# What you are asked to do
Quote the material below exactly as written, from the first line to the line that holds "const rightTicks = d3.range(0, 726, 25);", endpoints included.

# Supplied data

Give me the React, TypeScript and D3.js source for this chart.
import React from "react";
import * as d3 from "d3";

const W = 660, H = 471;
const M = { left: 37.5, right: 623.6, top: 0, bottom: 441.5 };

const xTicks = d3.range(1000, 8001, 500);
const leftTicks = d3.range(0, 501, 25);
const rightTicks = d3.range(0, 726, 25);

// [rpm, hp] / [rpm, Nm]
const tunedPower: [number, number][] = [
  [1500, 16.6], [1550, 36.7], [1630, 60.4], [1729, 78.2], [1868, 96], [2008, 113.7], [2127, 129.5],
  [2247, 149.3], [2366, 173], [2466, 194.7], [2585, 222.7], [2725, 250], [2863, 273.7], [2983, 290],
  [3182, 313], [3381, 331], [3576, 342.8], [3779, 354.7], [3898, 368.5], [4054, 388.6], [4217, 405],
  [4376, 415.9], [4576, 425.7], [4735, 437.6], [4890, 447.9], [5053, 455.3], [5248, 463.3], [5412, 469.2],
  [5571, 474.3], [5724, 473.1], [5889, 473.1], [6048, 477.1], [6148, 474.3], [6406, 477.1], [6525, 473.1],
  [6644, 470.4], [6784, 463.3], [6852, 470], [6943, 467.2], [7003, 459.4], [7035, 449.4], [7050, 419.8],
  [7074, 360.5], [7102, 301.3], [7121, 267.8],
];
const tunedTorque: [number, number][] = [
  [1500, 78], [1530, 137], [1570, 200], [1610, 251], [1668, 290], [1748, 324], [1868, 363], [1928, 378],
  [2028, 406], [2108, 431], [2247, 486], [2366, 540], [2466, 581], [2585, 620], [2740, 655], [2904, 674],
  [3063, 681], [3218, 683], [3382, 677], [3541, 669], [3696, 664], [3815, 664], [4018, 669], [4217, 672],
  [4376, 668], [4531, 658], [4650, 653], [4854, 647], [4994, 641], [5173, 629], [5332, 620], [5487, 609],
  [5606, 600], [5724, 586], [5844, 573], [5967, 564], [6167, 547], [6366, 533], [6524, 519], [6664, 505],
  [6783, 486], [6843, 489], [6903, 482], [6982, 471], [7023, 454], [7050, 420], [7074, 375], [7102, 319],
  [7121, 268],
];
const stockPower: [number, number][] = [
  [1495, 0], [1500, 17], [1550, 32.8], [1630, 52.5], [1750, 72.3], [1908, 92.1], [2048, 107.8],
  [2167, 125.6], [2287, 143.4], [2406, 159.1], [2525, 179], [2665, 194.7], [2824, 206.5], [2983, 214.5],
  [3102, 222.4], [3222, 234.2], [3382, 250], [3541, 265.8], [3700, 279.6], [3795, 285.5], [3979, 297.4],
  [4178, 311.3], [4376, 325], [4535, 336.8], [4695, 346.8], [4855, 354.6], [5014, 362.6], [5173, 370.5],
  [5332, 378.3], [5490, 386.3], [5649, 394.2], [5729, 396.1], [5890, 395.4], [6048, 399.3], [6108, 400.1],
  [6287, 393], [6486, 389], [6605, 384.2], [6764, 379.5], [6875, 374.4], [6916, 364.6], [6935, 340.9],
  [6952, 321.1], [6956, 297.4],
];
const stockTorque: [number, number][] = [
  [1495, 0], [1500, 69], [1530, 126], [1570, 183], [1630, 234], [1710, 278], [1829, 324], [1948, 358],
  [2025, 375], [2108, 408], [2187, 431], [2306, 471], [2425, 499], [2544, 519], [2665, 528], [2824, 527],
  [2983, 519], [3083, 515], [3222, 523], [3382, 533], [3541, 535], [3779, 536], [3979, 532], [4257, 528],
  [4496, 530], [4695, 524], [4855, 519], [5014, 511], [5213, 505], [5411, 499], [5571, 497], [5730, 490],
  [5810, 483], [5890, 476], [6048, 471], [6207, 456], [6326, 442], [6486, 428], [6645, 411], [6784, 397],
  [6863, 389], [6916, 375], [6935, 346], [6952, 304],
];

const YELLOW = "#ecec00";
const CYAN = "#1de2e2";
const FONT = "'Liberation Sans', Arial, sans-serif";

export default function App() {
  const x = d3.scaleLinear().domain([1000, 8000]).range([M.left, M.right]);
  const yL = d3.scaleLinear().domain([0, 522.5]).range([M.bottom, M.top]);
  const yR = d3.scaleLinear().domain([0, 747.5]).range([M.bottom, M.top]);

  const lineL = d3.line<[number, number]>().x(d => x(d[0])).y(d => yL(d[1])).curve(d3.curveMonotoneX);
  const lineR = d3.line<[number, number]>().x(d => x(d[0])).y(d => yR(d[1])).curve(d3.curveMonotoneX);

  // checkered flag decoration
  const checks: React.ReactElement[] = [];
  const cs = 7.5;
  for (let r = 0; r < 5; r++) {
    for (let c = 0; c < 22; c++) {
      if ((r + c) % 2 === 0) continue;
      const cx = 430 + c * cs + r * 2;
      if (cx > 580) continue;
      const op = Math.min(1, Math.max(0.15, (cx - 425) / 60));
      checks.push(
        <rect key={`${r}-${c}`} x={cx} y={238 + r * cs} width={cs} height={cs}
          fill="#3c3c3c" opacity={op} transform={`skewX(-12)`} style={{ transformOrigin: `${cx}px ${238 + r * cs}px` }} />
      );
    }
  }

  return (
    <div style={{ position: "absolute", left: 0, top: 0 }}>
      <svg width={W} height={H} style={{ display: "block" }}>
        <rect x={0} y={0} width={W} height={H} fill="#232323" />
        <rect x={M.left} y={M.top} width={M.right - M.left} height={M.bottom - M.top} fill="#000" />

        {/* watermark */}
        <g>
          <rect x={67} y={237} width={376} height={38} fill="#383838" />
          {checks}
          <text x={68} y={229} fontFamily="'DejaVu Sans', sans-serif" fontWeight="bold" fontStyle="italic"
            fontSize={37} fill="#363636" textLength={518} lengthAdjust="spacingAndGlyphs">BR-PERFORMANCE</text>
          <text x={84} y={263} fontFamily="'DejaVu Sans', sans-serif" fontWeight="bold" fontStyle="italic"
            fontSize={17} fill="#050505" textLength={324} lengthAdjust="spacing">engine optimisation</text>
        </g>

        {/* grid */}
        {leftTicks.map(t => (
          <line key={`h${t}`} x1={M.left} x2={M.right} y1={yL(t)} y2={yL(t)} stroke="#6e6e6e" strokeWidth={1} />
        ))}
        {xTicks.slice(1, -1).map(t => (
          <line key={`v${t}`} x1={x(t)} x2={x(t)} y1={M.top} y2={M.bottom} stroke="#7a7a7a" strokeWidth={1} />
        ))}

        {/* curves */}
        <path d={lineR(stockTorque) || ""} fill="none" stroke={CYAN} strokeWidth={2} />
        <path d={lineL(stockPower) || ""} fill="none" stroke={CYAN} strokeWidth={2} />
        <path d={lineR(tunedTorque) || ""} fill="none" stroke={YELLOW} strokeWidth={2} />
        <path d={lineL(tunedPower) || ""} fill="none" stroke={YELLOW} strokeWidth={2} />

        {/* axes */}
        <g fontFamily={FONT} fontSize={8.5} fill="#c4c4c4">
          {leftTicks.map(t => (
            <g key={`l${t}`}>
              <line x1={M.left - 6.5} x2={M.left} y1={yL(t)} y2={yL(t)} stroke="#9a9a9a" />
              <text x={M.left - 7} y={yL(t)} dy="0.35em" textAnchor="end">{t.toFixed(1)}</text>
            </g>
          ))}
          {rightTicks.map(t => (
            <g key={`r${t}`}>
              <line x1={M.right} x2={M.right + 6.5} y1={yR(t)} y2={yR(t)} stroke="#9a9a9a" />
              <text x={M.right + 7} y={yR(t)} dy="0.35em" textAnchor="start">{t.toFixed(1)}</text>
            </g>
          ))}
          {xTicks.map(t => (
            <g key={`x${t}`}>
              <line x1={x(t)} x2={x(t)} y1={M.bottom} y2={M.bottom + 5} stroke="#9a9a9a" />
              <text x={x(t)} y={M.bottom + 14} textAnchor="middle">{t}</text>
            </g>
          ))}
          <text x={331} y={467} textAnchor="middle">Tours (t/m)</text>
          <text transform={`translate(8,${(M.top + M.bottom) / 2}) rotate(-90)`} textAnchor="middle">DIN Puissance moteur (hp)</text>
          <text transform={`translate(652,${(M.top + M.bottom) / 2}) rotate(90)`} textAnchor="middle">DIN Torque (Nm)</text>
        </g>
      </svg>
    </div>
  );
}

# Task response
Give me the React, TypeScript and D3.js source for this chart.
import React from "react";
import * as d3 from "d3";

const W = 660, H = 471;
const M = { left: 37.5, right: 623.6, top: 0, bottom: 441.5 };

const xTicks = d3.range(1000, 8001, 500);
const leftTicks = d3.range(0, 501, 25);
const rightTicks = d3.range(0, 726, 25);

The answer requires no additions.